»»

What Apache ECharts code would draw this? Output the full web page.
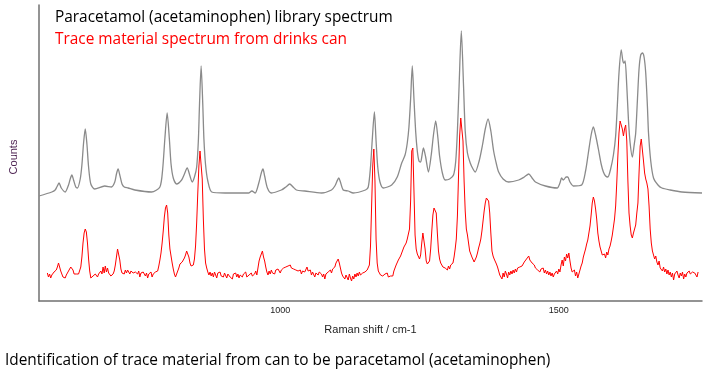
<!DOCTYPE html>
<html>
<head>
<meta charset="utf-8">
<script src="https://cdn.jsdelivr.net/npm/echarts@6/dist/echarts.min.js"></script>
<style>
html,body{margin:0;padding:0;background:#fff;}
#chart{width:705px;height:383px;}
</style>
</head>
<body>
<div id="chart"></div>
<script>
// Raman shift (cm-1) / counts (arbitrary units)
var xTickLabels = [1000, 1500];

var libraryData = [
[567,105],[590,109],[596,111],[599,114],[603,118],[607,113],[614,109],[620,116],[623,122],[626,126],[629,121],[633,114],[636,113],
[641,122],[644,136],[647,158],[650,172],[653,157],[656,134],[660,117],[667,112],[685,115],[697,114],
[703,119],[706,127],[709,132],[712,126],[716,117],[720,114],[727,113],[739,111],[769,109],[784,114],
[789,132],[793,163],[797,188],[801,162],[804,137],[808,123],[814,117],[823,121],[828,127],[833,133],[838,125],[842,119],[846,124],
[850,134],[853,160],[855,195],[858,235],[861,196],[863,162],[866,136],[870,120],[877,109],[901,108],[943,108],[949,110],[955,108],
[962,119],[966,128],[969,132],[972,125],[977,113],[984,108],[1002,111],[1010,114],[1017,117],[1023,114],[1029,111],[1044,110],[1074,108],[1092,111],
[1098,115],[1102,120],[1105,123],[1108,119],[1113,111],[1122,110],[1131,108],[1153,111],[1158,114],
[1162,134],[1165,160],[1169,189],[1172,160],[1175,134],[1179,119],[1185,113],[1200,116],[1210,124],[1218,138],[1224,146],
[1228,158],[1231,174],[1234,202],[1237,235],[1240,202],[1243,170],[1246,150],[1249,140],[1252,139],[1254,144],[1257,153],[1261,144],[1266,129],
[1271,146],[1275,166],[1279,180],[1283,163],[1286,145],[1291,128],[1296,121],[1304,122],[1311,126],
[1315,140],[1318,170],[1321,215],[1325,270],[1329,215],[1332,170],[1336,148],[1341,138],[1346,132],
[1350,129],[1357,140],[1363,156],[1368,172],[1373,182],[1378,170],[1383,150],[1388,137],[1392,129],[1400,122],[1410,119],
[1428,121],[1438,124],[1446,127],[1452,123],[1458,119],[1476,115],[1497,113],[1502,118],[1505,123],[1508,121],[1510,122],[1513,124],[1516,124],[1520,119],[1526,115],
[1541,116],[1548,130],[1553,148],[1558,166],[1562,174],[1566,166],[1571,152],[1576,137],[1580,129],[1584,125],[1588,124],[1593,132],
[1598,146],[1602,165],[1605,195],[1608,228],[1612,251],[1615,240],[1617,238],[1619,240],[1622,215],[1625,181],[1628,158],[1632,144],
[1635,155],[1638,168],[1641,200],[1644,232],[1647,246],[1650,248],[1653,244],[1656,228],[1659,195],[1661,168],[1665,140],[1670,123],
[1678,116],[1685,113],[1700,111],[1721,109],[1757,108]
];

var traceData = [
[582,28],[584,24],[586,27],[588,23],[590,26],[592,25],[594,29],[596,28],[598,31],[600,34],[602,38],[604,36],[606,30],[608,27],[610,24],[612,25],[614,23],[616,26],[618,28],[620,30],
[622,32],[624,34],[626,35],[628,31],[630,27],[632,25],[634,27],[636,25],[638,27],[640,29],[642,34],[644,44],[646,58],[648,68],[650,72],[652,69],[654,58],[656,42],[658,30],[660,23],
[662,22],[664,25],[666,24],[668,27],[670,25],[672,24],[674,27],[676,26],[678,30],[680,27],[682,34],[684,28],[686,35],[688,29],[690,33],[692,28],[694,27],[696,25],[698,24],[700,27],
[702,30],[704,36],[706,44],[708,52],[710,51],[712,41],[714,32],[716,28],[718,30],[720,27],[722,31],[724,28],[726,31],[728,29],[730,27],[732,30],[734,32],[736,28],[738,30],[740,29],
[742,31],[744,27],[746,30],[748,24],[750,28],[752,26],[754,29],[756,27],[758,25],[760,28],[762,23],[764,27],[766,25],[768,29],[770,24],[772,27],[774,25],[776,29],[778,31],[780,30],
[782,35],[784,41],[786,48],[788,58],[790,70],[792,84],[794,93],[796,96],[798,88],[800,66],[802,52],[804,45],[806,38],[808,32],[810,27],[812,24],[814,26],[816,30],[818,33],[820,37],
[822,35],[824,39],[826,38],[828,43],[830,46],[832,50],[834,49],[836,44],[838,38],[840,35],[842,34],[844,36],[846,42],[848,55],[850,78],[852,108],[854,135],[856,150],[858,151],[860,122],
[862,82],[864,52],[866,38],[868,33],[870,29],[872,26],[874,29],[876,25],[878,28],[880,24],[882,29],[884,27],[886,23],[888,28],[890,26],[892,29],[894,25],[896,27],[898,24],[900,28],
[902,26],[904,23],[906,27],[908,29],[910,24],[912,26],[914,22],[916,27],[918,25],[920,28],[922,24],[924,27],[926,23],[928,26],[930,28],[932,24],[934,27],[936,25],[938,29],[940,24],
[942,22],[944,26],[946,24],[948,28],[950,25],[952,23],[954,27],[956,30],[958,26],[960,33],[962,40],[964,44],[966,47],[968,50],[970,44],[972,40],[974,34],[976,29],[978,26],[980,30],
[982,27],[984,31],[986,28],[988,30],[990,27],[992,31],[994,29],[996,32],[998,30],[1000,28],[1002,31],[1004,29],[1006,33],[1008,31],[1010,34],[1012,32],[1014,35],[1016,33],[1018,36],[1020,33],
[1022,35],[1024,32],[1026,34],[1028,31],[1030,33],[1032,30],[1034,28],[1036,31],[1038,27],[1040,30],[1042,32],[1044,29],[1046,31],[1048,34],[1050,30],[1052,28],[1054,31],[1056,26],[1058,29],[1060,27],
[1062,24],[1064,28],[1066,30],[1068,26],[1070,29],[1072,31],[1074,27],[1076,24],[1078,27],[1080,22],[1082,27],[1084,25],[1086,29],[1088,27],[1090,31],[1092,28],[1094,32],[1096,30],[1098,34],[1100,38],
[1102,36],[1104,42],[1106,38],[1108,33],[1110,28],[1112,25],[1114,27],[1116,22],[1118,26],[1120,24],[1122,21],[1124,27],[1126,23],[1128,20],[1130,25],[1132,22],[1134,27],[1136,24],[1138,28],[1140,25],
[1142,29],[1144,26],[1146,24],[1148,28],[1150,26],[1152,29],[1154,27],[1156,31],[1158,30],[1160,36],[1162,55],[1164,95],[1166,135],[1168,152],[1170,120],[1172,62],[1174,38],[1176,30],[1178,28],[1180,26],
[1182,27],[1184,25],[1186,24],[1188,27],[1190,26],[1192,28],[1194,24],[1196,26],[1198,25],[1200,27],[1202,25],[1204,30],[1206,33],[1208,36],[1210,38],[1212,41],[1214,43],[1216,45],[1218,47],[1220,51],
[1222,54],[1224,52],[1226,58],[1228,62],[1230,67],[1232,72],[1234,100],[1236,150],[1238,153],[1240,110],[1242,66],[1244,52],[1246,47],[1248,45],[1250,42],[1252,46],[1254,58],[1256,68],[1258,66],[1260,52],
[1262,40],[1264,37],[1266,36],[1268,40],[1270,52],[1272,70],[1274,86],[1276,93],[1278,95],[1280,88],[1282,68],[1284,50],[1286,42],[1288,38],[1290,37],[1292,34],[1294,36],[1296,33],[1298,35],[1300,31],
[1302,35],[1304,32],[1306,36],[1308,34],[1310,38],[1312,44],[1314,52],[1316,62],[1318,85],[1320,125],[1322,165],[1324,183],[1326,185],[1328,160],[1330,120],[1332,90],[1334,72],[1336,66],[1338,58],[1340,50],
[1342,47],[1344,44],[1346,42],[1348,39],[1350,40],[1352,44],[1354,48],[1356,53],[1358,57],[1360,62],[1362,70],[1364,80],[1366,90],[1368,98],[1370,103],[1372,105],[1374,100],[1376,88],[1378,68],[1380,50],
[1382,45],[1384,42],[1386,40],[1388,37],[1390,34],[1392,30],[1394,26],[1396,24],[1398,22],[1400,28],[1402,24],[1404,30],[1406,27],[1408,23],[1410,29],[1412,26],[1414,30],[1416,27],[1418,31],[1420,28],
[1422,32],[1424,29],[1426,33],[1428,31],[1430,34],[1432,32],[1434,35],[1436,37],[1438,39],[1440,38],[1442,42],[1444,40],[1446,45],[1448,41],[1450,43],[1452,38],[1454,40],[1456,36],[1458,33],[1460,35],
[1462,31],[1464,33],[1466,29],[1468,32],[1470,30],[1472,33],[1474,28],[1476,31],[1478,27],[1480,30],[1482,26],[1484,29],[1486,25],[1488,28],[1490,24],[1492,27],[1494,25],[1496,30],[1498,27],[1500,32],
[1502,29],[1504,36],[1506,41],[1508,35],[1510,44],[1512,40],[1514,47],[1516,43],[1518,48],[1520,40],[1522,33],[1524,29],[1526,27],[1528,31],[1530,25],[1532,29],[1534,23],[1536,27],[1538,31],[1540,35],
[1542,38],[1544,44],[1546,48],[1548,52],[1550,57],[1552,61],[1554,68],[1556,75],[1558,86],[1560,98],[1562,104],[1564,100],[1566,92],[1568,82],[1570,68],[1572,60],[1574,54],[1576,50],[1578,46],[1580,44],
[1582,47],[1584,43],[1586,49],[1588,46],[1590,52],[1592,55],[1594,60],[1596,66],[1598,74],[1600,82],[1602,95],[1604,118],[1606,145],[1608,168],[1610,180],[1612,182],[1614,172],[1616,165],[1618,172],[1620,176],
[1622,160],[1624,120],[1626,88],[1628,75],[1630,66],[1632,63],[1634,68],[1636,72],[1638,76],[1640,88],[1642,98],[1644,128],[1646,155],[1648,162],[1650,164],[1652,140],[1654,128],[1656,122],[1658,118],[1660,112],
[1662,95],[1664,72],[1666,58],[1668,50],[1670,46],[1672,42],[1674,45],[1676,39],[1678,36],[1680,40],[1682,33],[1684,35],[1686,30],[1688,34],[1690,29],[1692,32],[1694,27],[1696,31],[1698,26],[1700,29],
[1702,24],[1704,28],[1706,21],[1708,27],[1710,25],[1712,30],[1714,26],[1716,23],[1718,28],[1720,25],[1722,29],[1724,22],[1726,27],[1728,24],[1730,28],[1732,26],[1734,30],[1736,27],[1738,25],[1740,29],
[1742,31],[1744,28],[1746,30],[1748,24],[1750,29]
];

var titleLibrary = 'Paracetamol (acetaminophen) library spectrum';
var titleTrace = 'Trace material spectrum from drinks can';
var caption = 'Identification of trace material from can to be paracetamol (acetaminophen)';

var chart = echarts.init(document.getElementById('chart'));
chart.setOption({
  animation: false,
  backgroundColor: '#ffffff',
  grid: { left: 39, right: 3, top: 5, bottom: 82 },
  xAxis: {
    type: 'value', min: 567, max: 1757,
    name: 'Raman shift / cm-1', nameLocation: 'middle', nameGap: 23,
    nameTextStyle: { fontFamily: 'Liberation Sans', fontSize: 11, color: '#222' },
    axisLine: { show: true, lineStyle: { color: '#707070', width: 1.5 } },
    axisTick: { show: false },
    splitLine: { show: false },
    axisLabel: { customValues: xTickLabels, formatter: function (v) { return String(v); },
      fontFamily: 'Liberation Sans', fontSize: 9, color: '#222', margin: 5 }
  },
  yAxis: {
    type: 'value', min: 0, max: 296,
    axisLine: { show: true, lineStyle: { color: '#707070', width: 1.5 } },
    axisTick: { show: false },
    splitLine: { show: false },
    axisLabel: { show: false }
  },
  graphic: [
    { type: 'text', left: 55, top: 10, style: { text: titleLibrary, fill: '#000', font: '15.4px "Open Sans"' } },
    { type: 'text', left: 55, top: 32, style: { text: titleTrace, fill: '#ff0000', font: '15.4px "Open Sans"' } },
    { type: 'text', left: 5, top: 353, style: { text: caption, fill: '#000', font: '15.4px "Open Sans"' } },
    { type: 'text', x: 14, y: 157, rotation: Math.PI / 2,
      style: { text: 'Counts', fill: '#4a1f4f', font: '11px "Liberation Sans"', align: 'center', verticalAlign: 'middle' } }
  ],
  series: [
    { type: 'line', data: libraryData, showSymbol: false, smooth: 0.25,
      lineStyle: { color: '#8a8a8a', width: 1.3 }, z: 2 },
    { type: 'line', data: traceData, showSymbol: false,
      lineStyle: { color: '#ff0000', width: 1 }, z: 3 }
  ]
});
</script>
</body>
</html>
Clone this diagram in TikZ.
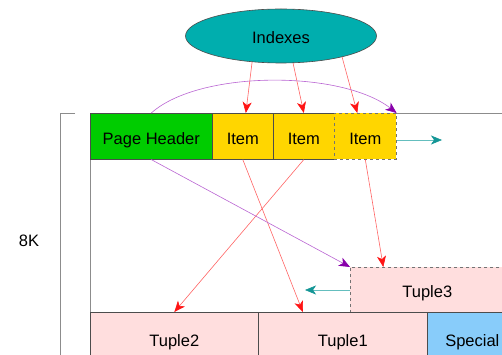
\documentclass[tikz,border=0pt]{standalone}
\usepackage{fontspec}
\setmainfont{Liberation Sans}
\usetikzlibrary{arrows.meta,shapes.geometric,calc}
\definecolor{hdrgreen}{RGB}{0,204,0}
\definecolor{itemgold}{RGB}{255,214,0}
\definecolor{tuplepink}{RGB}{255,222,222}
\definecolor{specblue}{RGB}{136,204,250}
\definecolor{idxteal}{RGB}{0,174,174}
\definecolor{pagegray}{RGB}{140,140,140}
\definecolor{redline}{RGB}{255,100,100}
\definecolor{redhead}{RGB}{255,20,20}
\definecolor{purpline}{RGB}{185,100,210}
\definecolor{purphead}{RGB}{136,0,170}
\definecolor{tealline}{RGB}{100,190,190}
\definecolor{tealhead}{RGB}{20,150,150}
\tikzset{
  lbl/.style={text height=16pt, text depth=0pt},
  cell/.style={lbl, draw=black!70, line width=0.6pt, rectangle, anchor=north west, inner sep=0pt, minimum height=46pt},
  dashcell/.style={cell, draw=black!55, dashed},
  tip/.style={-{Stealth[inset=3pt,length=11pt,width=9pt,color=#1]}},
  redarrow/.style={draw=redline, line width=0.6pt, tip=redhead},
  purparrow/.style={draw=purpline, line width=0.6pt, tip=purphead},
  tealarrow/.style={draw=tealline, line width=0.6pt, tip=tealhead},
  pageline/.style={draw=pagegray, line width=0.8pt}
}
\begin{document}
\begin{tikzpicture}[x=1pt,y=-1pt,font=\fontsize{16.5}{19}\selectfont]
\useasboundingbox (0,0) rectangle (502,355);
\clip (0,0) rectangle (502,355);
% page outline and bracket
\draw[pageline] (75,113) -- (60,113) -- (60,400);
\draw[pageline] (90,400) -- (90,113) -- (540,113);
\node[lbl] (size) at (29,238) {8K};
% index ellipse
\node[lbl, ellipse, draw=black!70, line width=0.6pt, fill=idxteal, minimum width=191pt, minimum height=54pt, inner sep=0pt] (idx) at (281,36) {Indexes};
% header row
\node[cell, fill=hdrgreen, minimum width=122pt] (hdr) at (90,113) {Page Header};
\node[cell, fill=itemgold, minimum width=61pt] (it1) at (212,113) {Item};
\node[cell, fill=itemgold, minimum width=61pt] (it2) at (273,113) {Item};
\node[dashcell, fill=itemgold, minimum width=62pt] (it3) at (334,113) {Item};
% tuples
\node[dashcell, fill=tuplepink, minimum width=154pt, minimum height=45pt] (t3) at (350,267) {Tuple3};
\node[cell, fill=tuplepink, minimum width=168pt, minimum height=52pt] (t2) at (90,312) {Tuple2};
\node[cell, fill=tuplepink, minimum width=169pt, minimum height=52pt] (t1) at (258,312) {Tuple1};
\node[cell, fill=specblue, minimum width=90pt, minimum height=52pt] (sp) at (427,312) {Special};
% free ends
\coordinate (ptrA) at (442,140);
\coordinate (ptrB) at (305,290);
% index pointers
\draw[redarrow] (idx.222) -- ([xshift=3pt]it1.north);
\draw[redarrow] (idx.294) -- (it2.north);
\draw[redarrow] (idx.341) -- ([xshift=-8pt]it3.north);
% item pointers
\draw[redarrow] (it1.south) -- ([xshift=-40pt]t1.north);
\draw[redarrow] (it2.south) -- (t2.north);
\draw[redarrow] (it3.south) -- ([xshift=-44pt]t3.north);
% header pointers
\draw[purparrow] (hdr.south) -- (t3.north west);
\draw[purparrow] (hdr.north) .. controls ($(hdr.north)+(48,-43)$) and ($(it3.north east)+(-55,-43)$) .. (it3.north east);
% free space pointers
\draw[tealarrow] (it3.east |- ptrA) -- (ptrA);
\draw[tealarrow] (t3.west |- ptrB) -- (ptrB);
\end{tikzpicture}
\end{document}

««

Search the data above for lines holding "this" and copy each of them.

What Apache ECharts code would draw this? Output the full web page.
Clone this diagram in TikZ.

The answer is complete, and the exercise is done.